L’option Aoun : motifs et limites

L'urgence d'élire un président de la République avant les législatives, bien qu'ayant réintégré le discours politique, n'aura conduit, pour l'instant, qu'à une énième évaluation des chances des deux principaux candidats en lice.

Le député Sleiman Frangié avait à plus d'une occasion assuré qu'il ne bloquerait pas le scrutin si la course tournait à l'avantage de son rival, le chef du bloc du Changement et de la Réforme, le général Michel Aoun. Pour l'heure, le député de Zghorta continue de bénéficier de l'appui du bloc du Futur, « tant qu'il n'a pas décidé lui-même de retirer sa candidature », assurent à L'Orient-Le Jour les milieux du courant du Futur.

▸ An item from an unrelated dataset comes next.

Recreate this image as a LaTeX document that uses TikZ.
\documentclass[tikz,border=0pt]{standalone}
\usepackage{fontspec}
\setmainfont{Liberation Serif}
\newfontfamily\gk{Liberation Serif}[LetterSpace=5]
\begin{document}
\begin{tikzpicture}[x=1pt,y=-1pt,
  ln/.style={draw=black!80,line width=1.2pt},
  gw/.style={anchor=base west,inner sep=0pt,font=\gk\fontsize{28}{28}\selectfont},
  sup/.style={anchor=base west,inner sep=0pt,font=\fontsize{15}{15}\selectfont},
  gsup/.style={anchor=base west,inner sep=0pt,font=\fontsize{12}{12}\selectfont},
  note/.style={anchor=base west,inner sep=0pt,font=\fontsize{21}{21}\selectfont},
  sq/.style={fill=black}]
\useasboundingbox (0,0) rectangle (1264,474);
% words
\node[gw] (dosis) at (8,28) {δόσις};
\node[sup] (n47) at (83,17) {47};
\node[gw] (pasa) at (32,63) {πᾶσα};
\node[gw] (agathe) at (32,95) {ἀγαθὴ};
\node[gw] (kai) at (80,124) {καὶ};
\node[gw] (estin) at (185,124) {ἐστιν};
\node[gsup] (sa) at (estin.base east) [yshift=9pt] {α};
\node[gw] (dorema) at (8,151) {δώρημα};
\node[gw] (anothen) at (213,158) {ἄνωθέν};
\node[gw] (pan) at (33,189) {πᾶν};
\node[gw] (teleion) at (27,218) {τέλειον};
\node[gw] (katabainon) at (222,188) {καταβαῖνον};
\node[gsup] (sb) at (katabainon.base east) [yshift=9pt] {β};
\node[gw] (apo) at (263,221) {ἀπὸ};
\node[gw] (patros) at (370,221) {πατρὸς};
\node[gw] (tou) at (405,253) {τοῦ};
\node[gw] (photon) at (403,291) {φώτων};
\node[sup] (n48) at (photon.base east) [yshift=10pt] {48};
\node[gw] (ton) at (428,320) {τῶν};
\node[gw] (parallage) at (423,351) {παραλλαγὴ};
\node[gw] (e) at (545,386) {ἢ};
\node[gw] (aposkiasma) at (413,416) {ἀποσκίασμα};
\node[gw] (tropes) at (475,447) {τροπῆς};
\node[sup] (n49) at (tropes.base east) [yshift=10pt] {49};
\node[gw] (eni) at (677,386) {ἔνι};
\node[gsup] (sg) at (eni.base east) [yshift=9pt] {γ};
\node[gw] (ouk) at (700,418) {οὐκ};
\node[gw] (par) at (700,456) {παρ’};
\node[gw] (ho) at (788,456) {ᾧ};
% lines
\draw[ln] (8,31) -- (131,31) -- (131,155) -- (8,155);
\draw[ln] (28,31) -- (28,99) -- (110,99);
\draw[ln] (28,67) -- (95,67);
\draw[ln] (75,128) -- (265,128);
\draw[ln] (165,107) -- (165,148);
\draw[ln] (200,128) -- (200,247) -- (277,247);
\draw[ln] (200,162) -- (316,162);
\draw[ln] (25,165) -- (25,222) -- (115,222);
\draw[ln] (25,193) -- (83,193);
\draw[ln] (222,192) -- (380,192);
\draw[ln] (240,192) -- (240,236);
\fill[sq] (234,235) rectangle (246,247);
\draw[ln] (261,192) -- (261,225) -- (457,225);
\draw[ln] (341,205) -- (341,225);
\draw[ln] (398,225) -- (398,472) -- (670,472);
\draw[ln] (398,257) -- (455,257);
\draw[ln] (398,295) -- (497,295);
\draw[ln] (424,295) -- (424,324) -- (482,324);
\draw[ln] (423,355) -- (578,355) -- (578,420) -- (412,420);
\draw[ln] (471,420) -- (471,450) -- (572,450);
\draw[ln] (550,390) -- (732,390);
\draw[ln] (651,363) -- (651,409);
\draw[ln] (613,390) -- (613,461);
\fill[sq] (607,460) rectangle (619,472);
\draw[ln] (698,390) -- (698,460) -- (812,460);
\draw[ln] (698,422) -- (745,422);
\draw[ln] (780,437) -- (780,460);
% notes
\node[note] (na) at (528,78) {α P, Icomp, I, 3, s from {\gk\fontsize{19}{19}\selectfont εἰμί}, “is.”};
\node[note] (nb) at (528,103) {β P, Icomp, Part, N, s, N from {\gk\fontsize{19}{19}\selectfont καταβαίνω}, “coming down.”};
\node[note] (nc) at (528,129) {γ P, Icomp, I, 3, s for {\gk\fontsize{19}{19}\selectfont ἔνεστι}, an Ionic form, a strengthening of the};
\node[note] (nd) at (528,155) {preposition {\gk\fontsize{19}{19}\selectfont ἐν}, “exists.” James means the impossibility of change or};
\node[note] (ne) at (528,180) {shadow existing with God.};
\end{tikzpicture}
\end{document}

L'affirmation du ministre de la Justice Achraf Rifi, au lendemain des municipales de Tripoli, « sur base d'informations », que « le député Frangié ne sera pas élu », ne serait « pas suffisante pour décréter officiellement la fin de sa candidature », estime un responsable du courant du Futur. Il rapporte néanmoins qu'une partie de ce mouvement préconiserait actuellement un retour aux sources du 14 Mars, qui se matérialiserait idéalement par un abandon des « appuis arbitraires aux candidatures de Michel Aoun et Sleiman Frangié ».
Les propos controversés du ministre de l'Intérieur Nouhad Machnouk sur la genèse du compromis Frangié iraient à contre-courant de cette tendance : M. Machnouk défendrait un autre avis au sein du courant du Futur, contesté par une partie du bloc, qui consiste à renoncer à la candidature de M. Frangié, mais au profit du général Aoun, rapporte à L'OLJ une source du bloc du Futur, critique à l'égard de cette option.

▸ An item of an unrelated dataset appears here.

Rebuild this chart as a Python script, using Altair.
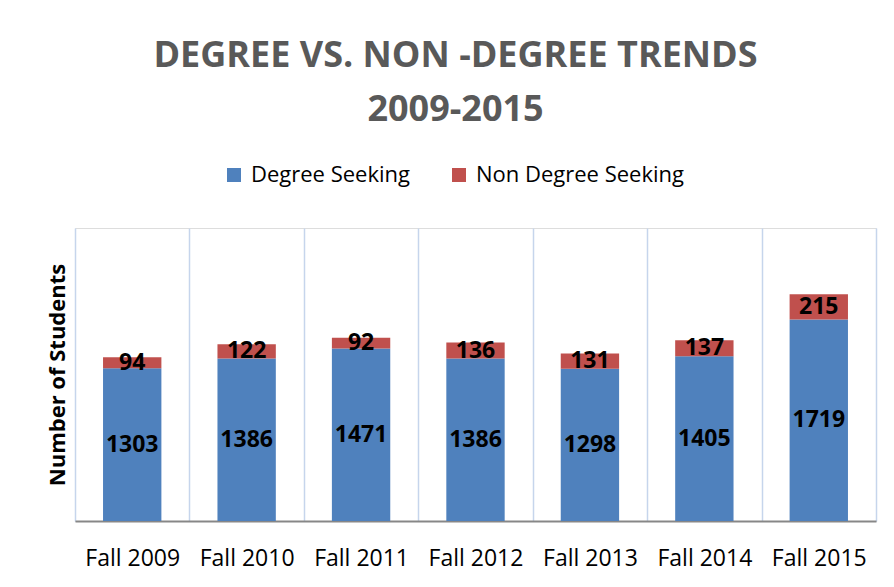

(Lire aussi : Berry : Une nouvelle loi électorale ou la colère de la rue)

 

« L'optimisme pragmatique » de Aoun
Ces informations rejoignent la lecture que fait à L'OLJ l'ancien ministre Sélim Jreissati, proche du général Aoun. « Optimiste », pour ce qui est des chances d'une élection du chef du bloc du Changement et de la Réforme, il fait une lecture « pragmatique, non triomphaliste », de la situation. Les données qu'il retient sont les suivantes : « Tous ont compris que la crise politique et institutionnelle s'est doublée d'une crise économique et financière aggravée par les sanctions américaines contre le Hezbollah, en plus de la crise sociale liée à la présence massive de déplacés syriens ; la crise a fragmenté les rouages du système, dont les municipales ont révélé les défaillances et les faiblesses structurelles, notamment celles des partis politiques et de leurs rapports respectifs. » Ces données auraient alimenté une conviction « interne, mais aussi régionale et occidentale », de trouver une solution au Liban, et surtout de comprendre que « le déblocage se situe au niveau de la présidentielle », explique M. Jreissati.

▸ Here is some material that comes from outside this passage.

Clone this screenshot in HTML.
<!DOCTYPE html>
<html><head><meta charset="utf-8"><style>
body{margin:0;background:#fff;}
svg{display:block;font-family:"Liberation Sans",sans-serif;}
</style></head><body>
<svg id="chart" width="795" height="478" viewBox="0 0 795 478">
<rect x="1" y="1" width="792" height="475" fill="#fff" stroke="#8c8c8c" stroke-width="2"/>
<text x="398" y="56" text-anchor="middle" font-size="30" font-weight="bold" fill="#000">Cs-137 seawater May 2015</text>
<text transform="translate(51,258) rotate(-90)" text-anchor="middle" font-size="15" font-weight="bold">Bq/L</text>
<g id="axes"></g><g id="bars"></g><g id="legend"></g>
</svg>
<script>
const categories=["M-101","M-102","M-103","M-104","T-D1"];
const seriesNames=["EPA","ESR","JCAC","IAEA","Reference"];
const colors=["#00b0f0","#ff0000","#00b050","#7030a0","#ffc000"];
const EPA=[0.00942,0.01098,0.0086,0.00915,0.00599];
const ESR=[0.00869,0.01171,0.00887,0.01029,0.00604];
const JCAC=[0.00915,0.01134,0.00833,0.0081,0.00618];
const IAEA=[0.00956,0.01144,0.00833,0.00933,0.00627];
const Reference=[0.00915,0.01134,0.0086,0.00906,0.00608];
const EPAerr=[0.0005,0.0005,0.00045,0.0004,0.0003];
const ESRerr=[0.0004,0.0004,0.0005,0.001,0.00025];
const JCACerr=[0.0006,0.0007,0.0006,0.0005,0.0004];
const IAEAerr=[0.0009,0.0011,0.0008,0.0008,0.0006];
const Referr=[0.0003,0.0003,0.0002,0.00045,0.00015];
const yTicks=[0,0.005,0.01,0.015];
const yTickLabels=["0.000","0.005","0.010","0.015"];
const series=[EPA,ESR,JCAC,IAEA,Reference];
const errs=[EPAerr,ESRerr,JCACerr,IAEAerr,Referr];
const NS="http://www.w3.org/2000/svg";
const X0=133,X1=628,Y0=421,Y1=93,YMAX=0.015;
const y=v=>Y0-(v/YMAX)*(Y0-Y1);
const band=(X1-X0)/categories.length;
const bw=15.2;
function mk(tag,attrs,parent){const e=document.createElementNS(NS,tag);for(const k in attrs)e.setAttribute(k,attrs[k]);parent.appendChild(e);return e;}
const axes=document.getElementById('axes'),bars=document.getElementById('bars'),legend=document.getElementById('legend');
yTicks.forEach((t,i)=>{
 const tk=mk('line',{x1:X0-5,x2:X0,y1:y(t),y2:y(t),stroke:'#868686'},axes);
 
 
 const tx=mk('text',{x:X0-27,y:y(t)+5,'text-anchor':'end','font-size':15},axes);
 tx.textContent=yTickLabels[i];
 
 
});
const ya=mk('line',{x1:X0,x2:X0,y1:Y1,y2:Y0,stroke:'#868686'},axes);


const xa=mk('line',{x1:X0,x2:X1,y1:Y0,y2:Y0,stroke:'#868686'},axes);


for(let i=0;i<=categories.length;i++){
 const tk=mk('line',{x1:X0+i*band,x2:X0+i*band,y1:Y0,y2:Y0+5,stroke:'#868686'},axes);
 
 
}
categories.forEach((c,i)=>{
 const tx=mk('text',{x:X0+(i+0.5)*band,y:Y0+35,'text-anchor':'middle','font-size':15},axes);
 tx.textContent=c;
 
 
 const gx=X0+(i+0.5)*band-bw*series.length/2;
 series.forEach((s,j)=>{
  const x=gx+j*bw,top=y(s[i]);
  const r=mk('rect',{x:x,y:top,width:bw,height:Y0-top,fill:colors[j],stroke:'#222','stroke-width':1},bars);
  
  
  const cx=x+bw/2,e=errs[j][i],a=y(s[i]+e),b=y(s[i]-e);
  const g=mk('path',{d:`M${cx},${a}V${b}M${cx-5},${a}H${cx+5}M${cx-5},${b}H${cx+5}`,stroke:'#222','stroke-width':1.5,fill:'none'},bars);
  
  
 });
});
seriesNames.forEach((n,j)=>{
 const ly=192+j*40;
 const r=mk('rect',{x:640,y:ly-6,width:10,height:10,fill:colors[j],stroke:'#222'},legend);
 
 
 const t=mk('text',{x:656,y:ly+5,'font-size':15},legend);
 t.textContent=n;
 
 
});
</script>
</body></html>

Afin d'expliquer ce changement de priorité chez le bloc aouniste (qui entendait mener les législatives avant la présidentielle), il précise que l'élection d'un nouveau Parlement, « qui doit impérativement recouvrer sa légitimité », est « bloquée structurellement au niveau de la loi électorale ». « La seule issue qu'il reste donc à la crise est la tenue de la présidentielle, qui aboutira à la formation d'un gouvernement de consensus fonctionnel et à la tenue des législatives avant juin 2017 », dit-il, certain que la présidentielle doit faciliter l'élaboration d'une nouvelle loi électorale.
Force est de relever néanmoins la tendance actuelle des milieux politiques à renvoyer au chef du Rassemblement démocratique, le député Walid Joumblatt, la responsabilité du blocage d'une nouvelle loi électorale, une tendance qui trahirait une volonté générale non déclarée de revenir éventuellement à la loi de 1960.

Il reste que la décrépitude générale ainsi décrite, jointe aux développements régionaux, aurait convaincu, selon M. Jreissati, les acteurs internes, régionaux (y compris iraniens, assure-t-il) et occidentaux (notamment français, selon lui), de la nécessité de résoudre la crise, « le plus facile étant de le faire d'abord par le biais de la présidentielle ». Et plus encore, en élisant le général Michel Aoun à la Magistrature suprême. L'intérêt serait « la marge de manœuvre dont ce dernier dispose », qui lui permet d'une part de « tranquilliser le Hezbollah au moment de son retour de Syrie » et de l'autre de rassurer Saad Hariri. M. Jreissati révèle sur ce dernier point que le général Aoun est résolu à former « un gouvernement présidé par Saad Hariri ou par une personne que ce dernier désignerait – étant, il me semble, peu enclin à présider le gouvernement ». Il s'engagerait en outre à « se porter garant de Taëf », ajoute-t-il en réponse à une question. L'élection de Michel Aoun serait, en somme, le produit d'une « victoire du pragmatisme politique ».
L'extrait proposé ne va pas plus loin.